Super Bowl Coaches Deserve More From Media
Another thrilling postseason of NFL Football leads us to the anti-climactic two-week wait to crown a champion. Per usual, what lies ahead are endless breakdowns in strategy, sappy vignettes, and the never-ending media week leading up to the big day.
The tone has already been set for this year. It was set early, and in my opinion, a bit too thick. Lovie Smith and Tony Dungy will become the first African-American head coaches to lead their respective teams into the big game. No doubt, both men are surely filled with great pride for their accomplishments in this regard. Are they not being robbed, though, of more acknowledgment of their incredible successes under their job title: NFL head coach? For their rigors and efforts, the casual fan has learned but one fact about both men this week. They are black.
As Tony Dungy walked off the field, staving off a last minute drive by the antagonistic Patriots and celebrating an AFC Championship, his first question from an on-field reporter touched on the Super Bowl and its two black coaches. Dungy, as classy as always, answered politely and then quickly turned the attention to Peyton Manning. He was proud that his quarterback was able to get over his personal mountain.
Dungy’s road to his first Superbowl has been a tough one. After getting Tampa Bay on the NFL map for the first time, many would argue he was sent packing perhaps a year early. Jon Gruden stepped in and swiftly led the Dungy assembled Buccaneers to a Super Bowl title. Dungy graciously moved on to Indianapolis with little fanfare. He has struggled through several tough playoff appearances in which his favored Colts could not close the deal. Last December, he was admirable and strong in going through the hardest thing a parent ever can go through; the loss of a child.
Even after a disastrous 21-3 start against the Patriots on Sunday, the Colts found a way to avoid repeating history. Dungy and the Colts’ road to Miami should be celebrated and talked about.
On the other sideline will be Lovie Smith, who is the incumbent NFL Coach of the Year. He is a largely responsible for putting Chicago football back on the NFL map. The Bears were the class of the NFC for the majority of the season, and Smith deserves much of the credit. The way he handled the quarterback controversy, or lack there of, was absolutely textbook. He simply would not allow one to exist.
Rex Grossman was about as inconsistent as a signal caller could be. Lovie would not waver on him being “his man.” He remained confident that with the Bears’ other strengths , Rex was good enough to get his team to the Super Bowl. The way he made a non-issue out of something that everyone else made an issue may very well be the reason Chicago has a chance at a title. Of all cities, Clevelanders should appreciate his leadership. Could you imagine Butch Davis and how he would have handled the ’06 Bears? Forget panic attacks, Davis would have stroked out.
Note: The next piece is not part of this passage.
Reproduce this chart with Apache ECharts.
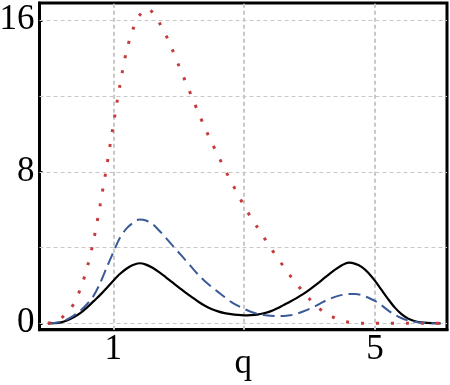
<!DOCTYPE html>
<html>
<head>
<meta charset="utf-8">
<script src="https://cdn.jsdelivr.net/npm/echarts@6/dist/echarts.min.js"></script>
<style>
  html, body { margin: 0; padding: 0; background: #fff; }
  #chart { width: 450px; height: 385px; }
</style>
</head>
<body>
<div id="chart"></div>
<script>
// q values shared by all three curves
const qValues = [0, 0.1, 0.2, 0.3, 0.4, 0.5, 0.6, 0.7, 0.8, 0.9, 1.0, 1.1, 1.2, 1.3, 1.4, 1.5, 1.6, 1.7, 1.8, 1.9,
  2.0, 2.1, 2.2, 2.3, 2.4, 2.5, 2.6, 2.7, 2.8, 2.9, 3.0, 3.1, 3.2, 3.3, 3.4, 3.5, 3.6, 3.7, 3.8, 3.9,
  4.0, 4.1, 4.2, 4.3, 4.4, 4.5, 4.6, 4.7, 4.8, 4.9, 5.0, 5.1, 5.2, 5.3, 5.4, 5.5, 5.6, 5.7, 5.8, 5.9, 6.0];
const solidValues = [0, 0.01, 0.05, 0.16, 0.33, 0.55, 0.84, 1.17, 1.5, 1.87, 2.25, 2.6, 2.88, 3.08, 3.17, 3.1, 2.93, 2.7, 2.44, 2.17,
  1.9, 1.63, 1.38, 1.14, 0.93, 0.76, 0.63, 0.54, 0.48, 0.44, 0.42, 0.43, 0.46, 0.53, 0.63, 0.78, 0.96, 1.14, 1.33, 1.54,
  1.78, 2.04, 2.32, 2.6, 2.86, 3.08, 3.2, 3.14, 2.97, 2.66, 2.24, 1.76, 1.28, 0.84, 0.5, 0.26, 0.12, 0.05, 0.02, 0.01, 0];
const dashedValues = [0, 0.02, 0.08, 0.22, 0.42, 0.68, 1.02, 1.46, 2.13, 2.95, 3.75, 4.5, 5.0, 5.3, 5.48, 5.43, 5.24, 4.9, 4.52, 4.13,
  3.74, 3.35, 2.95, 2.56, 2.22, 1.93, 1.66, 1.39, 1.13, 0.93, 0.76, 0.61, 0.5, 0.44, 0.4, 0.39, 0.39, 0.42, 0.5, 0.62,
  0.76, 0.93, 1.12, 1.28, 1.41, 1.5, 1.55, 1.55, 1.48, 1.35, 1.18, 0.95, 0.68, 0.45, 0.28, 0.16, 0.08, 0.04, 0.01, 0, 0];
const dottedValues = [0, 0.07, 0.26, 0.58, 1.05, 1.85, 2.93, 4.4, 6.27, 8.31, 10.48, 12.55, 14.35, 15.52, 16.25, 16.62, 16.42, 15.9, 15.25, 14.47,
  13.62, 12.79, 11.96, 11.13, 10.32, 9.57, 8.87, 8.16, 7.49, 6.84, 6.19, 5.61, 5.08, 4.55, 4.0, 3.51, 3.01, 2.53, 2.08, 1.67,
  1.28, 0.93, 0.64, 0.43, 0.26, 0.13, 0.05, 0.02, 0, 0, 0, 0, 0, 0, 0, 0, 0, 0, 0, 0, 0];

const xLabelTicks = [1, 5];
const xTicks = [1, 3, 5];
const xGrid = [1, 3, 5];
const yLabelTicks = [0, 8, 16];
const yGrid = [0, 4, 8, 12, 16];

const pairs = vals => qValues.map((q, i) => [q, vals[i]]);

const chart = echarts.init(document.getElementById('chart'));
const font = 'Liberation Serif';

const option = {
  animation: false,
  grid: {
    left: 39.5, right: 3, top: 3, bottom: 55.3,
    outerBoundsMode: 'none',
    containLabel: false,
    show: true, borderColor: '#000', borderWidth: 3
  },
  xAxis: {
    type: 'value',
    min: -0.128, max: 6.1,
    name: 'q',
    nameLocation: 'middle',
    nameGap: 17,
    nameMoveOverlap: false,
    nameTextStyle: { fontFamily: font, fontSize: 35, color: '#000', verticalAlign: 'top' },
    axisLine: { show: true, onZero: false, lineStyle: { color: '#000', width: 3 } },
    axisTick: { show: true, inside: true, length: 3, customValues: xTicks, lineStyle: { color: '#000', width: 2 } },
    axisLabel: { customValues: xLabelTicks, margin: 3, fontFamily: font, fontSize: 35, color: '#000' },
    splitLine: { show: false }
  },
  yAxis: {
    type: 'value',
    min: -0.338, max: 16.913,
    axisLine: { show: true, onZero: false, lineStyle: { color: '#000', width: 3 } },
    axisTick: { show: true, inside: true, length: 3, customValues: yLabelTicks, lineStyle: { color: '#000', width: 2 } },
    axisLabel: { customValues: yLabelTicks, margin: 5, fontFamily: font, fontSize: 35, color: '#000' },
    splitLine: { show: false }
  },
  series: [
    {
      type: 'line',
      data: [],
      z: 1,
      silent: true,
      markLine: {
        z: 1,
        silent: true,
        symbol: 'none',
        label: { show: false },
        data: [
          ...xGrid.map(v => ({ xAxis: v, lineStyle: { color: '#c8c8c8', width: 2, type: [4, 3] } })),
          ...yGrid.map(v => ({ yAxis: v, lineStyle: { color: '#c8c8c8', width: 1.2, type: [4, 3] } }))
        ]
      }
    },
    {
      name: 'solid',
      type: 'line',
      z: 3,
      data: pairs(solidValues),
      smooth: 0.3,
      showSymbol: false,
      lineStyle: { color: '#000', width: 2.2 }
    },
    {
      name: 'dashed',
      type: 'line',
      z: 3,
      data: pairs(dashedValues),
      smooth: 0.3,
      showSymbol: false,
      lineStyle: { color: '#3b5a98', width: 2, type: [12, 6] }
    },
    {
      name: 'dotted',
      type: 'line',
      z: 3,
      data: pairs(dottedValues),
      smooth: 0.3,
      showSymbol: false,
      lineStyle: { color: '#c43c3c', width: 3, type: [3, 12] }
    }
  ]
};
chart.setOption(option);
</script>
</body>
</html>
We are now in 2007. Maybe I am being somewhat naïve, but two weeks of talk about Dungy and Smith’s race will not open new doors for other black head coaches. Those doors should be wide open already. If there is a franchise hiring on color and not talent at this stage of the game, that organization is playing at a huge disadvantage.
Twenty years from now, Tony Dungy and Lovie Smith will be the answer to a great trivia question. For the time being, though, they deserve to be recognized simply for their accomplishments and not their skin color.